Simon Calvert, Deputy Director for Public Affairs at The Christian Institute, which backed all three claims against TRT, said:

“When Kenneth won his religious discrimination claim against The Robertson Trust we said the Trust had a lot of work to do to rebuild trust with faith groups. I’m pleased to say that the Trust has now begun that work in earnest. This settlement will go a long way towards reassuring religious organisations that they can expect to be able to use The Robertson Trust’s facilities without discrimination. They’ve admitted they got this wrong, they’ve apologised and they’ve made a substantial contribution towards legal costs. I think everyone can welcome that.”

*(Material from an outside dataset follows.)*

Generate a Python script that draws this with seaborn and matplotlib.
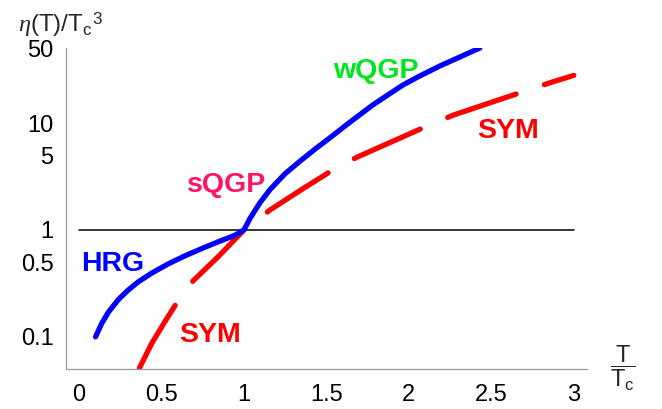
import numpy as np
import pandas as pd
import matplotlib
matplotlib.use("Agg")
import matplotlib.pyplot as plt
import matplotlib.ticker as mticker
import seaborn as sns

# HRG / QGP viscosity curve (blue)
blue_t = [0.10, 0.138, 0.178, 0.238, 0.299, 0.359, 0.441, 0.541, 0.642, 0.744,
          0.844, 0.945, 1.0,
          1.036, 1.097, 1.158, 1.248, 1.339, 1.43, 1.521, 1.642, 1.784,
          1.873, 1.965, 2.067, 2.188, 2.309, 2.43]
blue_eta = [0.10, 0.134, 0.170, 0.223, 0.275, 0.327, 0.395, 0.482, 0.573, 0.670,
            0.776, 0.892, 1.0,
            1.28, 1.80, 2.39, 3.35, 4.40, 5.70, 7.29, 10.2, 14.9,
            18.4, 22.8, 27.7, 34.3, 41.6, 50.5]

# SYM curve (red, dashed)
red_t = [0.366, 0.441, 0.521, 0.60, 0.693, 0.844, 1.0,
         1.158, 1.36, 1.56, 1.69, 1.915, 2.13, 2.27, 2.73, 2.87, 3.0]
red_eta = [0.051, 0.087, 0.139, 0.217, 0.336, 0.563, 1.0,
           1.54, 2.45, 3.82, 4.84, 6.9, 9.7, 11.9, 20.6, 24.3, 28.0]

# curve labels: text, colour, x, baseline y
labels = ["HRG", "sQGP", "wQGP", "SYM", "SYM"]
label_colors = ["#0000ff", "#ff1466", "#00e61e", "#ff0000", "#ff0000"]
label_x = [0.206, 0.895, 1.797, 2.6, 0.794]
label_y = [0.41, 2.28, 26.7, 7.19, 0.0904]

xticks = [0, 0.5, 1, 1.5, 2, 2.5, 3]
xtick_labels = ["0", "0.5", "1", "1.5", "2", "2.5", "3"]
yticks = [0.1, 0.5, 1, 5, 10, 50]
ytick_labels = ["0.1", "0.5", "1", "5", "10", "50"]

sns.set_theme(style="white")
plt.rcParams["font.family"] = ["Liberation Sans", "DejaVu Sans"]
plt.rcParams["mathtext.fontset"] = "custom"
plt.rcParams["mathtext.rm"] = "Liberation Sans"
plt.rcParams["mathtext.it"] = "Liberation Serif:italic"
plt.rcParams["mathtext.bf"] = "Liberation Sans:bold"
plt.rcParams["lines.scale_dashes"] = False

fig = plt.figure(figsize=(6.62, 4.09), dpi=100)
ax = fig.add_axes([0.0997, 0.0978, 0.787, 0.7848])

ax.plot([0, 3], [1, 1], color="black", lw=1.1, zorder=1)

blue_df = pd.DataFrame({"t": blue_t, "eta": blue_eta})
red_df = pd.DataFrame({"t": red_t, "eta": red_eta})
sns.lineplot(data=blue_df, x="t", y="eta", color="#0000ff", lw=3.8,
             solid_capstyle="round", solid_joinstyle="round", ax=ax, zorder=3)
sns.lineplot(data=red_df, x="t", y="eta", color="#ff0000", lw=3.8,
             linestyle=(0, (52, 21.5)), dash_capstyle="round",
             dash_joinstyle="round", ax=ax, zorder=2)

for txt, c, x, y in zip(labels, label_colors, label_x, label_y):
    ax.text(x, y, txt, color=c, fontsize=20.5, fontweight="bold",
            ha="center", va="baseline", zorder=4)

ax.set_yscale("log")
ax.set_xlim(-0.079, 3.08)
ax.set_ylim(0.05, 50.5)

ax.xaxis.set_major_locator(mticker.FixedLocator(xticks))
ax.xaxis.set_major_formatter(mticker.FixedFormatter(xtick_labels))
ax.xaxis.set_minor_locator(mticker.MultipleLocator(0.1))
ax.yaxis.set_major_locator(mticker.FixedLocator(yticks))
ax.yaxis.set_major_formatter(mticker.FixedFormatter(ytick_labels))
ax.yaxis.set_minor_locator(mticker.LogLocator(base=10, subs=np.arange(2, 10)))
ax.yaxis.set_minor_formatter(mticker.NullFormatter())

ax.tick_params(which="both", direction="in", color="#888888", labelsize=17,
               labelcolor="black")
ax.tick_params(which="major", length=3.5, width=0.8)
ax.tick_params(which="minor", length=2, width=0.6)
ax.tick_params(axis="x", which="major", pad=11)
ax.tick_params(axis="y", which="major", pad=9)

for side in ["top", "right"]:
    ax.spines[side].set_visible(False)
for side in ["left", "bottom"]:
    ax.spines[side].set_color("#999999")
    ax.spines[side].set_linewidth(0.9)
ax.set_xlabel("")
ax.set_ylabel("")

fig.text(0.027, 0.9225, r"$\eta\mathrm{(T)/T_c}{}^{3}$", fontsize=17.5,
         ha="left", va="baseline")
fig.text(0.941, 0.100, r"$\dfrac{\mathrm{T}}{\mathrm{T_c}}$", fontsize=17,
         ha="center", va="center")

fig.savefig("out.png", dpi=100)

“This settlement is another important reminder that if you discriminate against Christians for their beliefs, whether you do so in the workplace or the marketplace, you are probably breaking the law. Equality and human rights law firmly protects the ability of Christians to hold and express their beliefs, whether on sexual ethics or anything else.”


Notes for Editors:

  • The Employment Tribunal is yet to decide the level of damages in Mr Ferguson’s employment claim.
  • The SFC/BGEA case was part heard in April and had been due to resume in court 1-3 December.
  • Shonaig Macpherson had claimed in the Employment Tribunal that the Trust had a ‘neutrality’ policy of not renting to organisations that promoted religious or political views, but the Tribunal found that the Trust “did not have any specific written policy with regard to renting or providing a licence to occupy to third parties”. It also found that the Trust rented premises to Stonewall and other groups which support same-sex marriage.
  • The legal actions by Kenneth Ferguson, Stirling Free Church and the BGEA were all supported by The Christian Institute’s Legal Defence Fund. Donations towards the fund can be made here.
  • The Robertson Trust is the largest independent grant-making trust in Scotland. It controls all voting shares in the whisky giant the Edrington Group which makes The Famous Grouse and The Macallan. TRT awards more than £20 million a year to good causes.